If one thinks that a replica of an old tube amp, build with modern parts, would sound the same as the original: it will never do.
 
This is how im going to do the grounding

larry gnd jcm51 v2.jpg
im going to leave out the extra gain stage at the moment and i will also include v1b cathode on the 5th gnd section.
at the moment everything is star grounded, so hopefully there should be a significant change in noise
 
(I'm just a hobbyist and I'm not very technically literate, so take it for what it's worth, but) overall, (for grounding and layout) these seem to be important to think about:

V/R = I (current is key)

and

basic transformer action (loops)

So for V/R = I (as you do with the "1 ohm R on the cathode measurement"). As the term "electronic circuit(s)" implies, there are loops everywhere. DC, AC, or both, and if the loop comes back over a ground, there is a voltage drop, so recognizing where the loops are, how much and what kind of voltage drops are occuring are important to sorting how the grounds should be connected together

As far as basic transformer action, you don't want to physically arrange loops lined up in such a way where you are getting some deleterious interaction (noise, instability, distortion (maybe not for a fuzz or distorting guitar amp for that one)).
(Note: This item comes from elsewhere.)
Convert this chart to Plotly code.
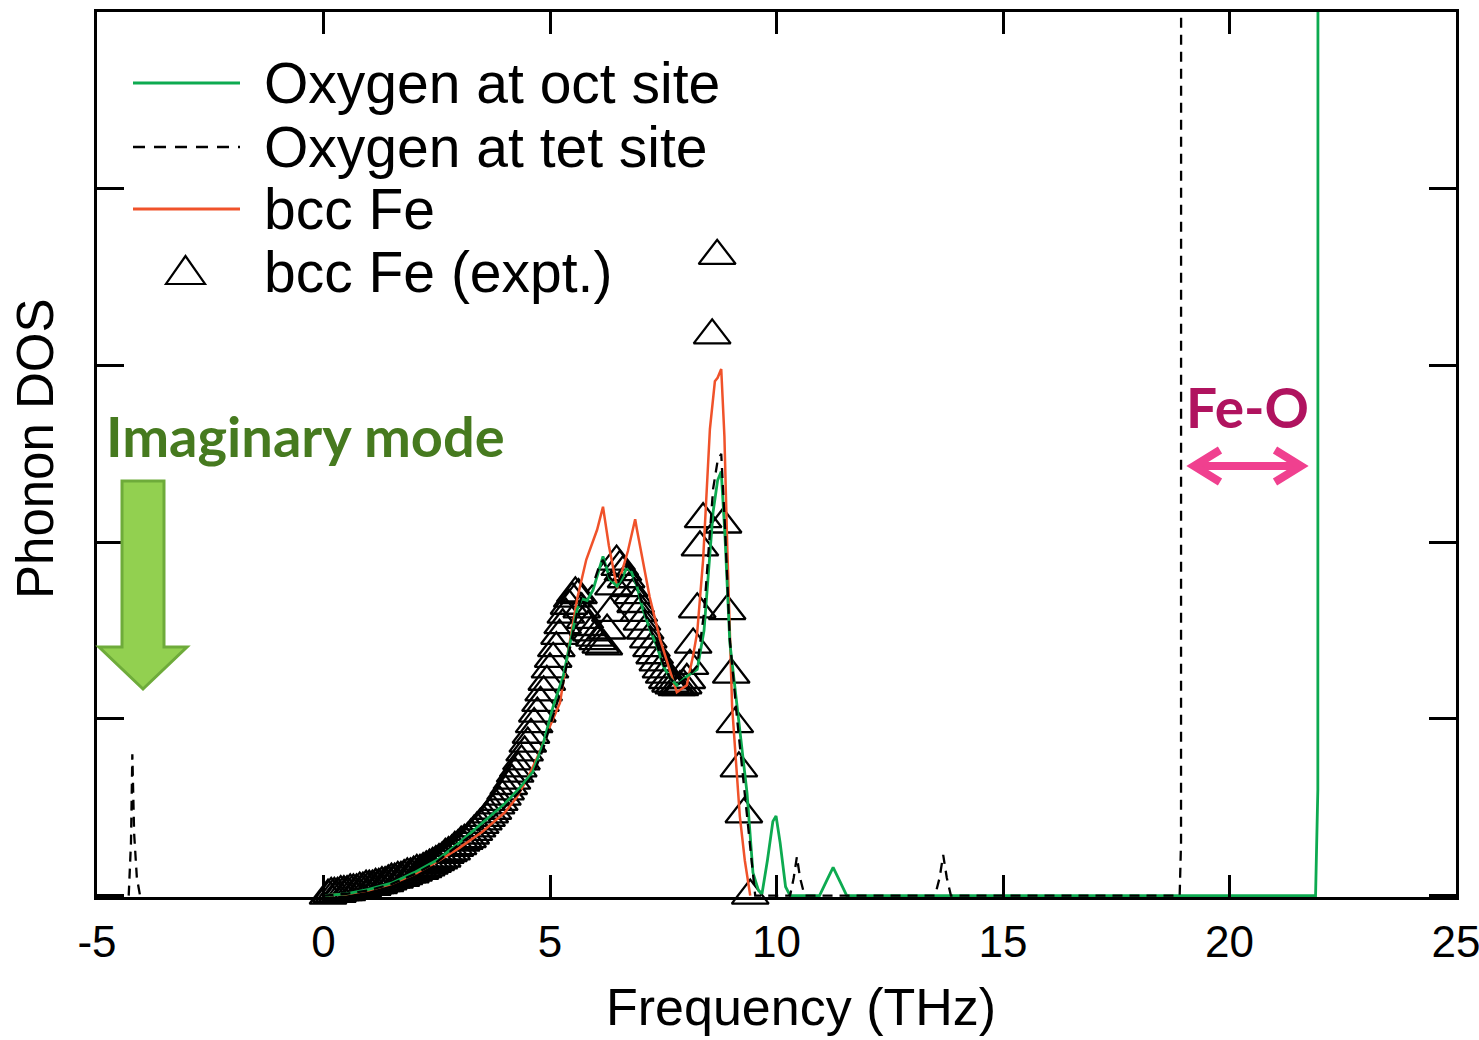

So for example you wouldn't want to make a big giant physical hoop out of the rectifier to primary cap and back to B+ center tap loop, then put the input stage tube inside of that.

As far as using the chassis or not using the chassis, as far as I can observe you can achieve a workable grounding scheme even if you have more than one connection from circuit ground to chassis (so I don't think the notion of "only have one connection from circuit ground to chassis" is an absolute), but the scheme needs to make sense.

(The following article was helpful for me (besides stuff from here, various internet sources, and things on paper, and also staring at chassis and PCBs and trying to make sense of them)) :

https://ampgarage.com/forum/viewtopic.php?f=19&t=220

There is also an excellent ongoing thread there with comments from R.G. Keen that should help to answer some questions:

https://ampgarage.com/forum/viewtopic.php?f=6&t=37513
 
i'd be lying if i said i understood grounding totally but i am experimenting with different placement, so far the star gnd scheme seems to be the best with this Plexi / Jose mod amp but i hope to find a better way!!
 
Success today with building the Ceriatone JCM51 800/ plexi although I have only connected the gain channel and not the plexi yet as waiting for the relays to arrive.
Sounds a bit ice picky to me so will look at some of the cathode bias and put in a 100pf cap on v1a from plate to cathode.
I’ve also added a 3 way switch and got 2 x 20v diodes and 2 x MPSA06 trannys with 220k to gnd on middle position as per one of Jose mods.
 
One thing to keep in mind, if you are looking to add extra gain stages to a typical marshall style amp you often need to roll off high end somewhere. Or you end up with a fizzy feedback prone amp when you crank the gain. Look at something like an slo, you have large grid stopper resistors and also capacitors across some of the plates loads. Both decrease high frequencies and help keep things under conttol.

Of course grounding and lead dress matter a lot too. But they can often be insufficient on their own with high gain.